= Second-Tier Foreign Exchange Market =

Nigerian foreign exchange market

Second-Tier Foreign Exchange Market sometimes known by the acronym SFEM was a second official foreign exchange market in Nigeria that opened in September 1986 and was effective until middle of 1987. The market window was open to both Nigerians and foreigners and the initial plan was to find a market rate for the naira. A first tier market was operated by the government for debt servicing and servicing public sector letters of credit The SFEM was the first time a Nigerian government floated a dual exchange rate system.

==Flexible rate system==
Prior to SFEM, the government through the Central Bank fixed the exchange rate which was 99 cents to a naira in May 1986. This mechanism was backed by import restriction, a pegged currency and foreign exchange control. However, when new stiffer import restrictions and foreign exchange controls were implemented in 1982 it created a divergence between the government official rates and the rates obtained in the parallel market sometimes called the black market. In 1986 this rate was up to 4 naira to $1 naira. The introduction of SFEM was to dampen interest in the black market, deregulate the financial sector and allow market forces to determine the exchange rate.
SFEM began in September 26, 1986 with the value of the naira determined by weekly auction and the highest bids receive not more than 10% of the allocation.
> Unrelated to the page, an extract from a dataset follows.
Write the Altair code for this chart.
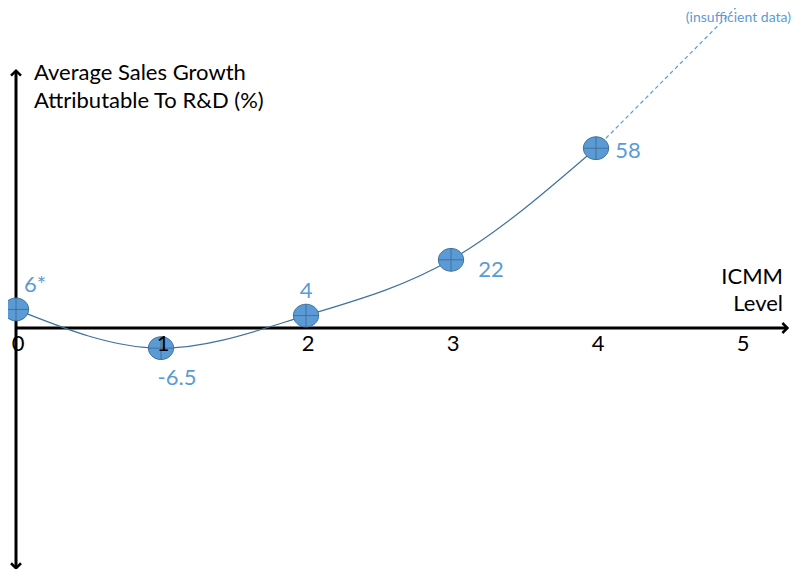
import altair as alt
import pandas as pd

# ---- data ----
levels = [0, 1, 2, 3, 4]
growth = [6, -6.5, 4, 22, 58]
point_labels = ["6*", "-6.5", "4", "22", "58"]
tick_levels = [0, 1, 2, 3, 4, 5]
ext_levels = [4, 5.0]
ext_growth = [58, 105]

# ---- layout / style ----
W, H = 785, 561
X0, PXX = 8, 145.0          # pixel of level 0, pixels per level
Y0, PXY = 320, 3.1          # pixel of growth 0, pixels per %
xdom = [-X0 / PXX, (W - X0) / PXX]
ydom = [-(H - Y0) / PXY, Y0 / PXY]
xs = alt.Scale(domain=xdom, nice=False, zero=False)
ys = alt.Scale(domain=ydom, nice=False, zero=False)
FONT = "Lato"
BLUE = "#5B9BD5"
DARK = "#41719C"
label_offsets = [(19, -24), (16, 30), (0, -25), (40, 10), (32, 3)]

pts = pd.DataFrame({"level": levels, "growth": growth, "label": point_labels})
ext = pd.DataFrame({"level": ext_levels, "growth": ext_growth})
ticks = pd.DataFrame({"level": tick_levels, "t": [str(t) for t in tick_levels]})

X = lambda f="level": alt.X(f, type="quantitative", scale=xs, axis=None)
Y = lambda f="growth": alt.Y(f, type="quantitative", scale=ys, axis=None)

# axes (arrows)
yaxis = pd.DataFrame({"level": [0], "y1": [-77.5], "y2": [83.0]})
xaxis = pd.DataFrame({"growth": [0], "x1": [0], "x2": [5.32]})
y_rule = alt.Chart(yaxis).mark_rule(color="black", strokeWidth=3).encode(
    x=X(), y=Y("y1"), y2="y2")
x_rule = alt.Chart(xaxis).mark_rule(color="black", strokeWidth=3).encode(
    y=Y(), x=X("x1"), x2="x2")
up = alt.Chart(yaxis).mark_point(shape="M-1,1L0,0L1,1", filled=False, size=100,
                                 color="black", strokeWidth=2.5, opacity=1).encode(x=X(), y=Y("y2"))
down = alt.Chart(yaxis).mark_point(shape="M-1,-1L0,0L1,-1", filled=False, size=100,
                                   color="black", strokeWidth=2.5, opacity=1).encode(x=X(), y=Y("y1"))
right = alt.Chart(xaxis).mark_point(shape="M-1,-1L0,0L-1,1", filled=False, size=100,
                                    color="black", strokeWidth=2.5, opacity=1).encode(x=X("x2"), y=Y())

tick_text = alt.Chart(ticks).mark_text(font=FONT, fontSize=22, color="black", dx=2,
                                       baseline="middle", align="center").encode(
    x=X(), y=alt.value(336), text="t:N")

curve = alt.Chart(pts).mark_line(color=DARK, strokeWidth=1.2, interpolate="monotone").encode(
    x=X(), y=Y())
dashed = alt.Chart(ext).mark_line(color=BLUE, strokeWidth=1.2, strokeDash=[4, 3]).encode(
    x=X(), y=Y())

ellipse = "M-1,0A1,0.9 0 1,1 1,0A1,0.9 0 1,1 -1,0Z"
markers = alt.Chart(pts).mark_point(shape=ellipse, filled=True, size=640, fill=BLUE,
                                    stroke=DARK, strokeWidth=1, opacity=1, fillOpacity=1).encode(
    x=X(), y=Y())
cross = alt.Chart(pts).mark_point(shape="M-1,0L1,0M0,-0.9L0,0.9", filled=False, size=640,
                                  color=DARK, strokeWidth=1, opacity=1).encode(x=X(), y=Y())

lbls = []
for lv, (dx, dy) in zip(levels, label_offsets):
    lbls.append(alt.Chart(pts).transform_filter(alt.datum.level == lv).mark_text(
        font=FONT, fontSize=22, color=BLUE, dx=dx, dy=dy, align="center", baseline="middle"
    ).encode(x=X(), y=Y(), text="label:N"))

def txt(s, x, y, align="left", size=22, color="black", baseline="alphabetic"):
    return alt.Chart(pd.DataFrame({"s": [s]})).mark_text(
        font=FONT, fontSize=size, color=color, align=align, baseline=baseline
    ).encode(x=alt.value(x), y=alt.value(y), text="s:N")

titles = [
    txt("Average Sales Growth", 26, 72),
    txt("Attributable To R&D (%)", 26, 100),
    txt("ICMM", 775, 276, align="right"),
    txt("Level", 775, 303, align="right"),
    txt("(insufficient data)", 783, 10, align="right", size=14, color=BLUE, baseline="middle"),
]

chart = alt.layer(y_rule, x_rule, up, down, right, dashed, curve, markers, cross, tick_text,
                  *lbls, *titles).properties(
    width=W, height=H, autosize=alt.AutoSizeParams(type="none"), padding=0
).configure_view(stroke=None)

chart.save("out.html", embed_options={"renderer": "svg", "actions": False})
From its beginning, the system led to a devaluation of the naira with rates determined by the average of successful bids, marginal pricing and finally through dutch auction. In April 1987 the exchange rates became determined by a dutch auction system until the second exchange rate was merged with the official exchange rate in July 1987 to form the Foreign Exchange Market which operated under the auction system of SFEM.